The financial side of the ‘experiment’ is cloaked in secrecy. No information is available who paid MSCo to be engaged into this operation. It can be assumed, however, that MSCo has tested its technical ability to perform such operations counting on getting funding for them from the West in the future.

The Co-operative Threat Reduction program, or CTR, is currently trying to work out a project regarding decommissioning of Russian general-purpose nuclear submarines. Until today, CTR has been paying for decommissioning of only ballistic missile submarines (SSBN), being in process of scrapping 31 of them. This approach caused a protest from the Russian side, which claimed that the relatively new laid up strategic submarines do not pose danger to environment to the same degree as the older general-purpose subs do. CTR was responsive to the critics to start working on the general-purpose submarines project, but it has not moved much ahead since the Russian Defence Ministry failed to date to provide adequate information to perform the project assessment.

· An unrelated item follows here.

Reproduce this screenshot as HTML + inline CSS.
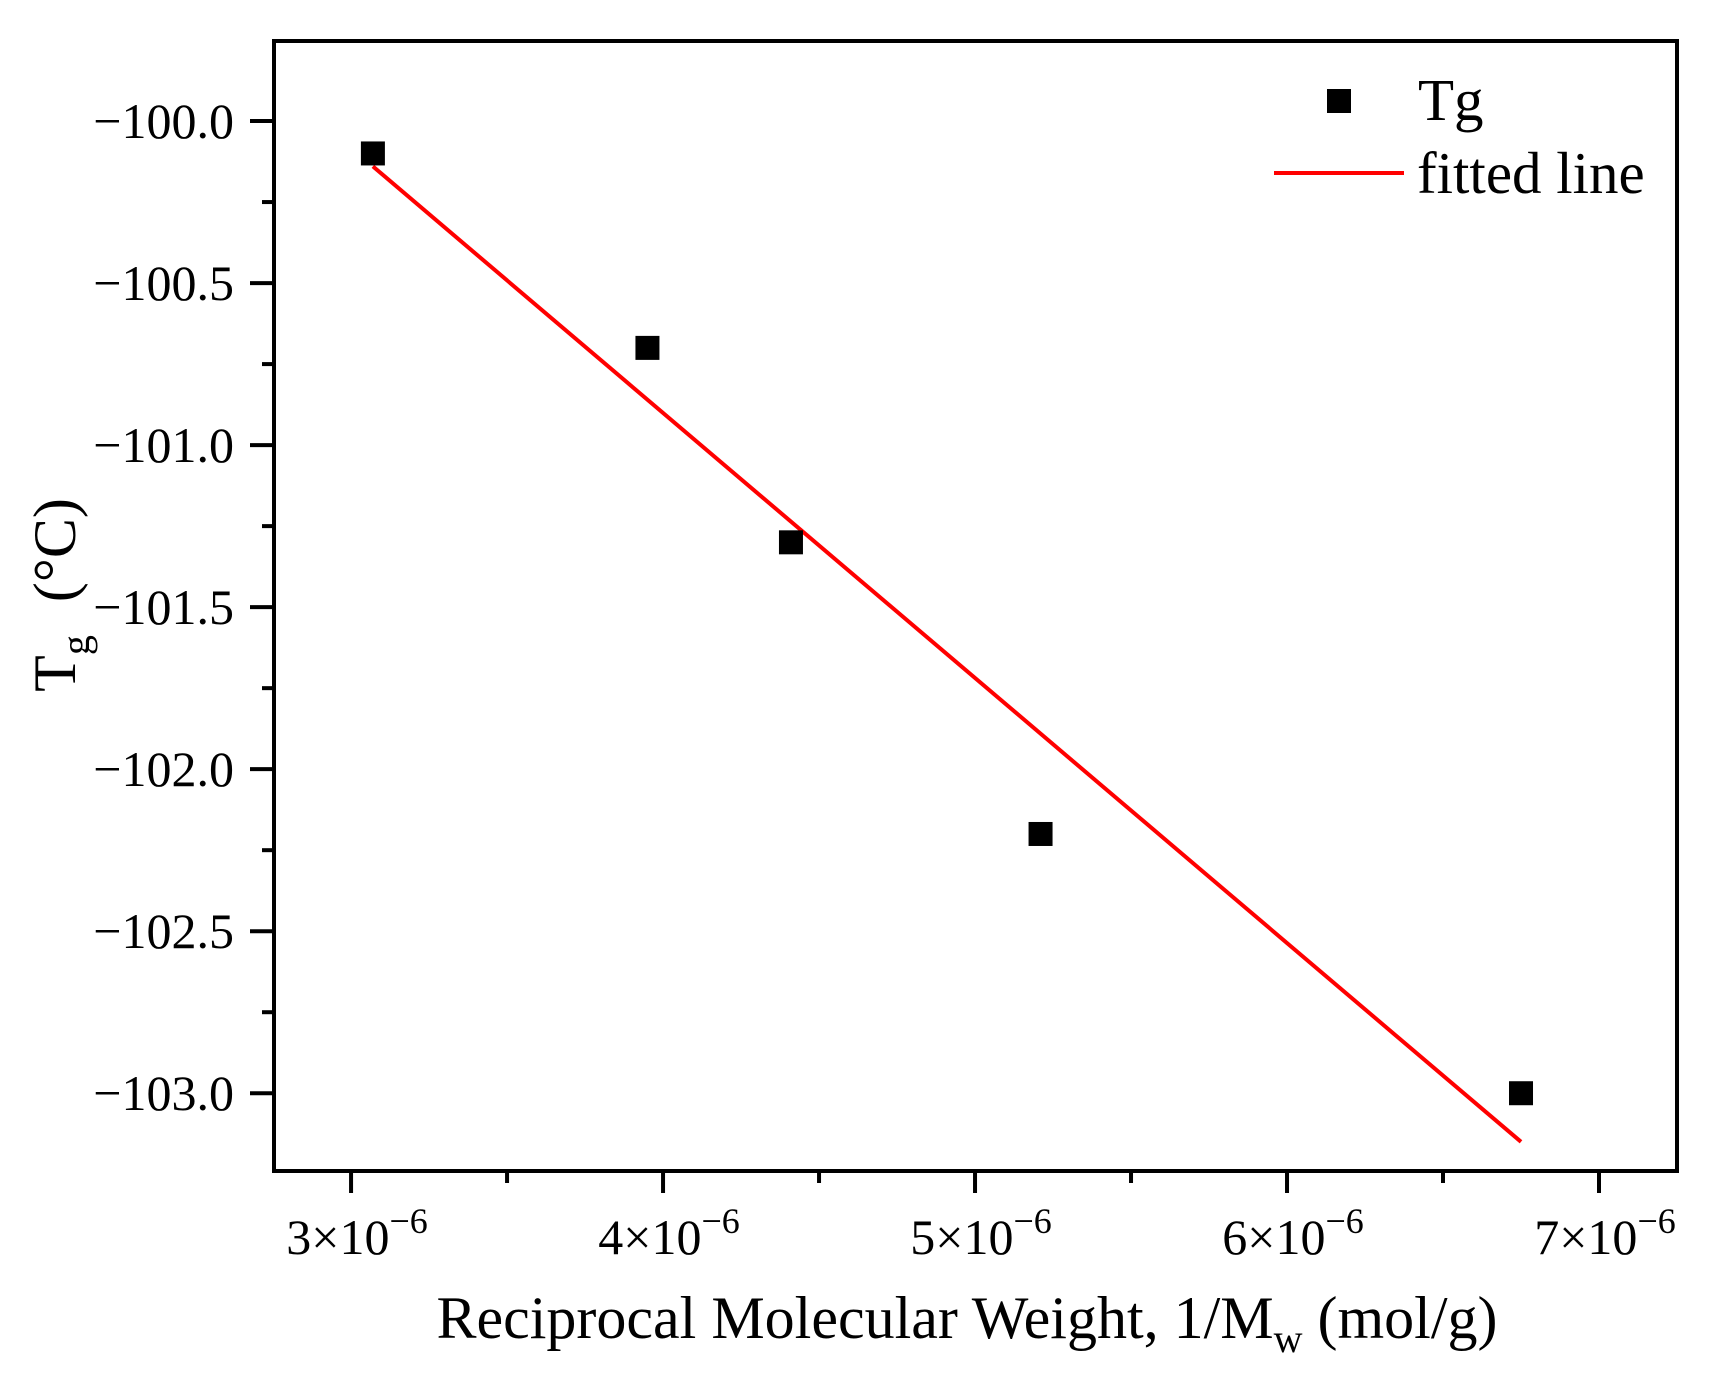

CTR was established in 1991 by the Department of Defence to help reduce formerly Soviet weapons of mass destruction. Since 1991, Congress has provided $2.3 billion to support CTR’s efforts.

Murmansk County officials have stressed the importance of the general-purpose submarine project when the British General Consul visited Murmansk in mid November this year. The Great Britain has pledged earlier to spend three million British pounds on nuclear clean up works at the Kola Peninsula, but seems to be unsure in selecting concrete projects. The County officials insisted on spending money to scrap general-purpose submarines.

Around 80 general-purpose submarines in the Russian Navy have already been pulled out of service or are earmarked for removal. The major part of them is laid up at the bases of the Northern Fleet at the Kola Peninsula.